“Remember the Sabbeth day, to keep it holy,” reads one.
“Thou shalt not covet thy neighbor’s wife, nor his manservant, nor his maidseruent,” reads the last one.
Obviously, the Ten Commandments monument is itself problematic as a matter of constitutional law and the separation of church and state. Though the religious display was financed with private funds, its placement on the grounds of the state Capitol suggests officials are endorsing one faith’s religious text over all others — and legally, government is supposed to be neutral on matters of religion, not playing favorites.
What’s more, note that Oklahoma’s state-endorsed religious display uses the Protestant version of the Ten Commandments, not the Catholic or Jewish versions, and no other tradition’s tenets will receive equal treatment.
But even putting the legality aside, it didn’t occur to folks to check the spelling of the Ten Commandments? It’s one thing to fail to read the Constitution or court rulings on church-state separation, but it’s another to fail to read the sacred text you’re trying to promote.

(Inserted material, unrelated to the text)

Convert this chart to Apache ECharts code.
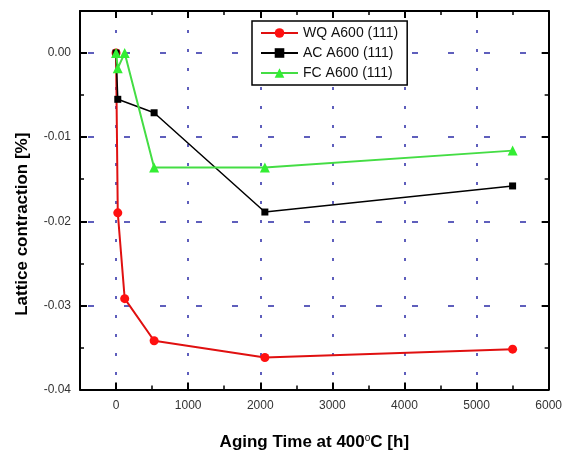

Those responsible for the granite monument have promised to fix the errors.
Also from the God Machine this week:
* A discouraging court ruling last night: “A federal judge Friday night sided with a Christian publishing company in a lawsuit against the requirement included in Obamacare to provide co-pay free contraception to employees. US District Court Judge Reggie B. Walton issued a temporary stay on the rule. The company, Tyndale House Publishers, sued to be exempt from providing any contraception it equated with abortion, including Plan B and intrauterine devices (neither is actually an abortifacient).”
* The Rev. Franklin Graham claimed this week that President Obama only won because “evangelicals did not go to the polls.” In reality, evangelical turnout went up as compared to 2008, and they voted Republican in greater numbers than four years ago.
* As if Oklahoma’s Ten Commandments display weren’t troubling enough, a state judge this week ordered a teenager accused of manslaughter to attend church services every Sunday for 10 years (thanks to reader E.W. for the tip).
* Voters in Florida crushed Amendment 8, a ballot measure that would have allowed state officials to use public funds to subsidize religious ministries. Despite the enthusiastic support of the religious right and Roman Catholic leaders, the measure lost 61 of the state’s 67 counties en route to an 11-point defeat.
* Note to those using “Jesus” as an online password: it’s one of the “most frequently used and easily guessable log-in phrases” (thanks to reader R.P. for the tip).
* And radical TV preacher Pat Robertson excused David Petraeus’ sex scandal this week, arguing that the former CIA director is “a man” who was overcome by “a good-looking lady throwing herself at him.”